Nevada State Pharmacy Board officials said state regulations sometimes put pharmacists in a difficult position, even when they’re asked to fill prescriptions for unjustifiably large quantities of potentially dangerous drugs.

In some legitimate cases, patients need extremely large quantities of painkillers on a monthly basis, the pharmacists said. Pharmacists do not have a patient’s medical records and do not conduct physical examinations, so it’s difficult to refuse prescriptions that appear to be legitimate.

Leo Basch, a pharmacist who sits on Nevada’s pharmacy board, said he’s heard from at least a half-dozen pharmacists who have questioned the quantities of controlled substances prescribed by Buckwalter. But pharmacists are allowed to deny a prescription only if they think it’s fraudulent, if they think it’s going to hurt the patient or if there’s no legitimate medical purpose for the drugs, the regulations state.

Some suspicious pharmacists did call Buckwalter to verify the prescriptions, regulators said, but the doctor said they were valid and should be filled. And without knowing the patient’s medical history, it was difficult to say there’s no medical need for the drugs, the regulators said.

Nevada’s controlled substances database — which tracks the details of every narcotics prescription in the state — is also of limited use in monitoring doctors. The database’s purpose is to identify drug addicts who shop for drugs by visiting multiple doctors. Larry Pinson, a pharmacist and executive director of the Nevada pharmacy board, pointed out the regulations that say the database must not infringe on the legal use of controlled substances to treat pain, which could be the case if regulators used the data to police those who prescribe narcotics.

The regulations also say the pharmacy board “shall report any activity it reasonably suspects may be fraudulent or illegal” to the appropriate authorities. This never happened in Buckwalter’s case, Pinson said, because the prescriptions were legitimate and it’s hard to reasonably suspect they were illegal. The use of the drugs may have constituted malpractice, Pinson said, but that would be for the medical board to investigate.

The pharmacists did take the only action they could to monitor Buckwalter, regulators said.

Ling, the medical board’s executive director, may have the most behind-the-scenes knowledge of the situation. Before August, he was the pharmacy board’s general counsel.

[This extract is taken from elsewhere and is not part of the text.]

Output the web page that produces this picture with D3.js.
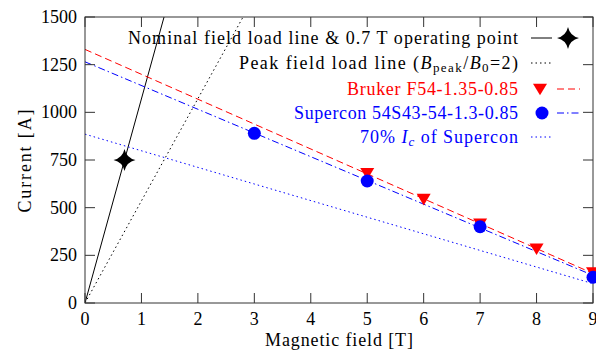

Ling said pharmacists started complaining about Buckwalter — and other doctors — after the Sun published an analysis of DEA drug consumption data in July. The Sun found that Nevada has a prescription narcotics crisis. Nevadans rank No. 1 nationally in per capita consumption of hydrocodone, commonly known as Lortab or Vicodin, and fourth for consumption of methadone, morphine and oxycodone, the primary ingredient in the often-abused drug OxyContin.

“After those stories ran, people were seeing in a macro view what many knew to be true in their personal views — there are an awful lot of controlled substances being misused in Las Vegas,” Ling said.

Pharmacists started calling the pharmacy board saying: “I’m getting all these crazy scripts for Dr. Buckwalter,” Ling said.

Pinson said Buckwalter’s license to prescribe controlled substances is issued by the pharmacy board, but it’s contingent on his license to practice medicine, which is granted by the medical board. Therefore, the medical board has jurisdiction, he said.

After the pharmacists complained, the pharmacy board sent a complaint to the medical board, which already had an open investigation on the doctor, Ling said.

Sun reporter Alex Richards contributed to this story.